People often ask me if I can recommend a practice that can help to quiet down the mind and stop the endless flow of thought. We are each free to look within, to see what is taking place in the moment; but I don’t consider this a practice. It’s wonderful when there is a moment of stillness and silence, but it is not the purpose of meditation to make it happen. It isn’t a matter of pursuing a goal, but rather of realizing that we are pursuing a goal. We have to see the importance of stillness and quieting down, without getting stuck in trying to get there. Indeed, observing our own striving, in order to better understand what is going on, is an essential part of this way of meditating. Often, we are not even aware that we are trying to get somewhere, that we are trying to reach a goal.

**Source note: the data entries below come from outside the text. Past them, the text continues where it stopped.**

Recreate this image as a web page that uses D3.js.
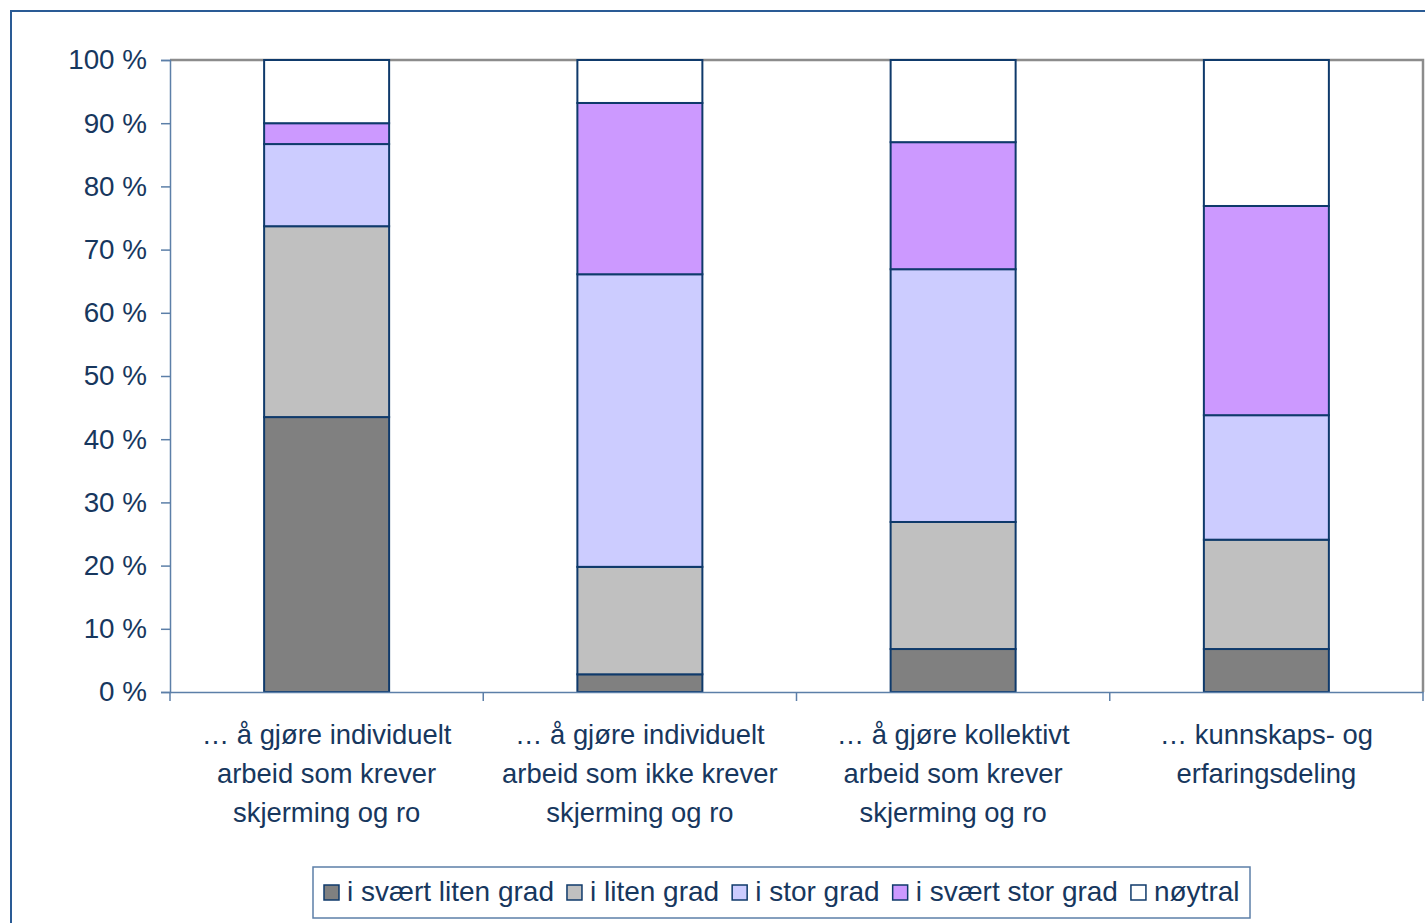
<!DOCTYPE html>
<html>
<head>
<meta charset="utf-8">
<script src="https://cdn.jsdelivr.net/npm/d3@7"></script>
<style>
  body { margin: 0; background: #fff; }
  svg { display: block; font-family: "Liberation Sans", Arial, sans-serif; }
</style>
</head>
<body>
<svg id="chart" width="1425" height="923"></svg>
<script>
// categories (multi-line labels)
const categories = [
  ["… å gjøre individuelt", "arbeid som krever", "skjerming og ro"],
  ["… å gjøre individuelt", "arbeid som ikke krever", "skjerming og ro"],
  ["… å gjøre kollektivt", "arbeid som krever", "skjerming og ro"],
  ["… kunnskaps- og", "erfaringsdeling"]
];
const seriesNames = ["i svært liten grad", "i liten grad", "i stor grad", "i svært stor grad", "nøytral"];
const seriesColors = ["#808080", "#C0C0C0", "#CCCCFF", "#CC99FF", "#FFFFFF"];

// percent per series, one value per category
const sværtLiten = [43.5, 2.8, 6.8, 6.8];
const liten      = [30.2, 17.0, 20.1, 17.3];
const stor       = [13.0, 46.3, 40.0, 19.7];
const sværtStor  = [3.3, 27.1, 20.1, 33.1];
const noytral    = [10.0, 6.8, 13.0, 23.1];
const yTicks = [0, 10, 20, 30, 40, 50, 60, 70, 80, 90, 100];

const seriesValues = [sværtLiten, liten, stor, sværtStor, noytral];
const textColor = "#17375E";
const edge = "#0F3A6B";
const axisColor = "#5C7FA8";

const svg = d3.select("#chart");

// outer frame
svg.append("rect")
  .attr("x", 11).attr("y", 11).attr("width", 1430).attr("height", 930)
  .attr("fill", "none").attr("stroke", "#2A5B95").attr("stroke-width", 2);

const plot = { left: 170, top: 60, right: 1423, bottom: 692 };

const x = d3.scaleBand()
  .domain(d3.range(categories.length))
  .range([plot.left, plot.right])
  .paddingInner(0).paddingOuter(0);
const y = d3.scaleLinear().domain([0, 100]).range([plot.bottom, plot.top]);

// plot area border (top + right in gray)
svg.append("path")
  .attr("d", `M${plot.left},${plot.top}H${plot.right}V${plot.bottom}`)
  .attr("fill", "none").attr("stroke", "#8C8C8C").attr("stroke-width", 2.5);

// stack
const rows = categories.map((c, i) => {
  const r = { idx: i };
  seriesNames.forEach((s, k) => { r[s] = seriesValues[k][i]; });
  return r;
});
const stacked = d3.stack().keys(seriesNames)(rows);
const barW = 125;

svg.append("g").selectAll("g")
  .data(stacked)
  .join("g")
  .attr("fill", (d, k) => seriesColors[k])
  .selectAll("rect")
  .data(d => d)
  .join("rect")
  .attr("x", (d, i) => x(i) + x.bandwidth() / 2 - barW / 2)
  .attr("y", d => y(d[1]))
  .attr("width", barW)
  .attr("height", d => y(d[0]) - y(d[1]))
  .attr("stroke", edge)
  .attr("stroke-width", 2);

// y axis
const yAxis = svg.append("g")
  .attr("transform", `translate(${plot.left},0)`)
  .call(d3.axisLeft(y).tickValues(yTicks).tickSize(9).tickPadding(14)
    .tickFormat(d => d + " %"));
yAxis.select(".domain").attr("stroke", axisColor).attr("stroke-width", 1.5);
yAxis.selectAll(".tick line").attr("stroke", axisColor).attr("stroke-width", 1.5);
yAxis.selectAll(".tick text")
  .attr("fill", textColor).attr("font-size", 27.8)
  .attr("font-family", "Liberation Sans, Arial, sans-serif");

// x axis
const xAxis = svg.append("g")
  .attr("transform", `translate(0,${plot.bottom})`)
  .call(d3.axisBottom(x).tickSize(0).tickFormat(""));
xAxis.select(".domain").attr("stroke", axisColor).attr("stroke-width", 1.5);
xAxis.selectAll(".tick").remove();
const bounds = d3.range(categories.length + 1).map(i => i < categories.length ? x(i) : plot.right);
xAxis.selectAll("line.sep")
  .data(bounds)
  .join("line")
  .attr("class", "sep")
  .attr("x1", d => d).attr("x2", d => d)
  .attr("y1", 0).attr("y2", 9)
  .attr("stroke", axisColor).attr("stroke-width", 1.5);

// category labels
svg.append("g").selectAll("text")
  .data(categories)
  .join("text")
  .attr("text-anchor", "middle")
  .attr("fill", textColor)
  .attr("font-size", 27.4)
  .attr("transform", (d, i) => `translate(${x(i) + x.bandwidth() / 2},744)`)
  .selectAll("tspan")
  .data(d => d)
  .join("tspan")
  .attr("x", 0)
  .attr("dy", (d, j) => j === 0 ? 0 : 39)
  .text(d => d);

// legend
const legend = svg.append("g");
legend.append("rect")
  .attr("x", 313).attr("y", 867).attr("width", 937).attr("height", 51)
  .attr("fill", "#fff").attr("stroke", "#5C7FA8").attr("stroke-width", 1.5);

let lx = 324;
seriesNames.forEach((name, k) => {
  legend.append("rect")
    .attr("x", lx).attr("y", 885).attr("width", 15).attr("height", 15)
    .attr("fill", seriesColors[k]).attr("stroke", edge).attr("stroke-width", 1.5);
  const t = legend.append("text")
    .attr("x", lx + 23).attr("y", 901)
    .attr("fill", textColor).attr("font-size", 28)
    .text(name);
  lx += 23 + t.node().getComputedTextLength() + 13;
});
</script>
</body>
</html>
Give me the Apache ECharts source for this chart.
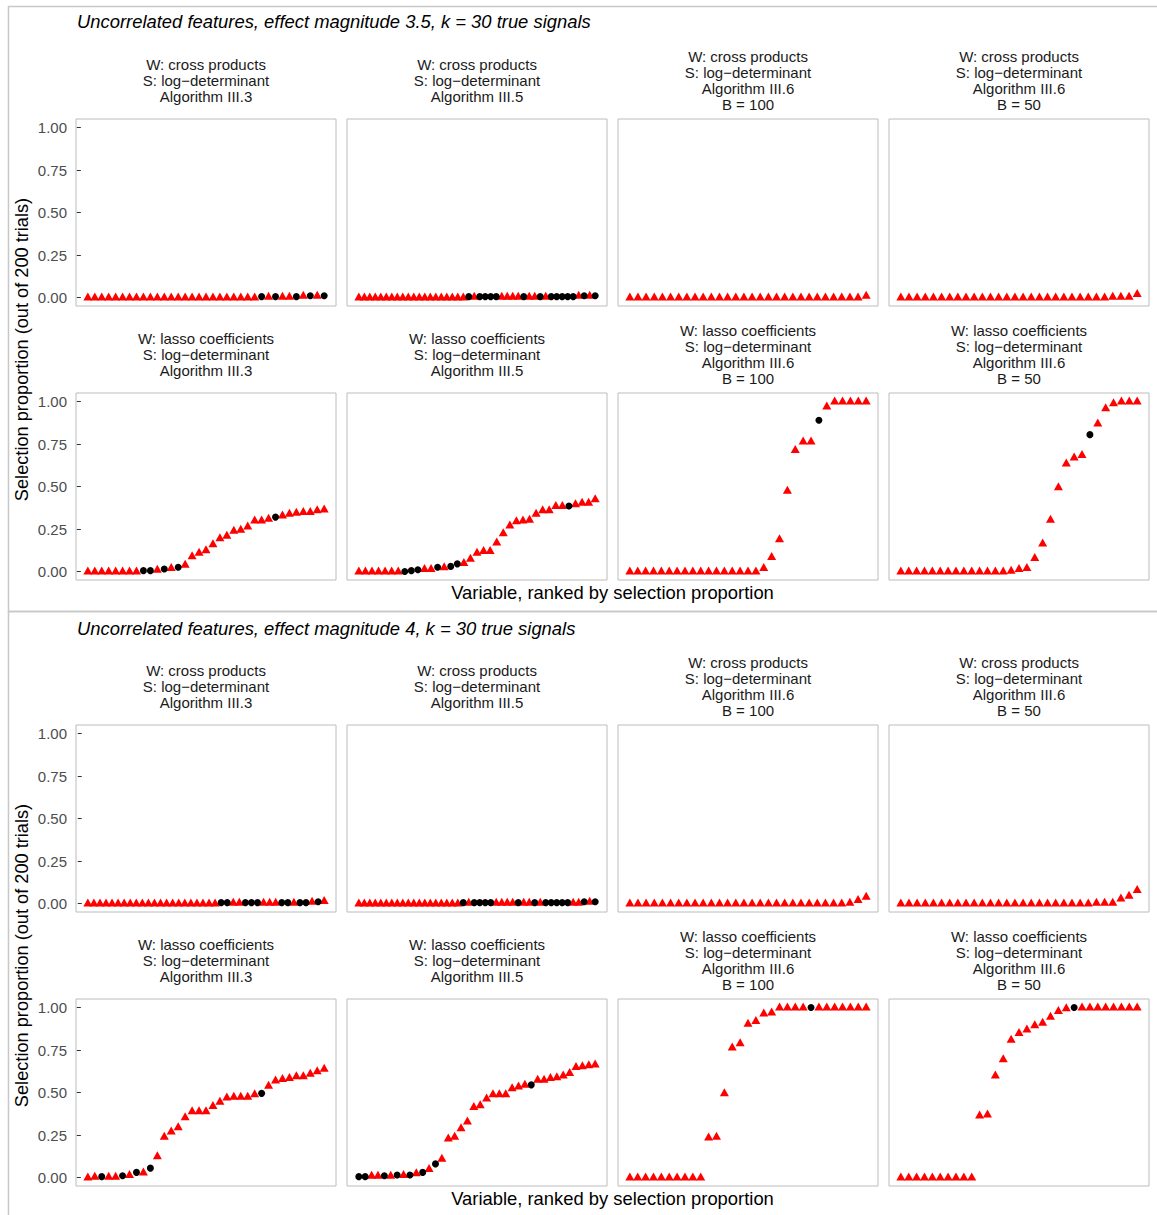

Since having goals is the very opposite of being attentive, I don’t set goals for people, nor do I recommend meditative practices or exercises that can be used to reach a goal. Neither a special way of following the breath nor exercises in concentration are on the menu, which does not at all mean that I reject such practices out of hand. I know from personal experience how very useful such practices can be in helping one to be more focused; and sometimes, out of that a state of open awareness might unfold. If any of you have used these techniques in meditation and have found that they work well, you can use them here in this retreat; and if you want to share your experiences with others or if you have any questions, please bring them up with me or in group dialogue. “Practice” is a key term in the work of meditation.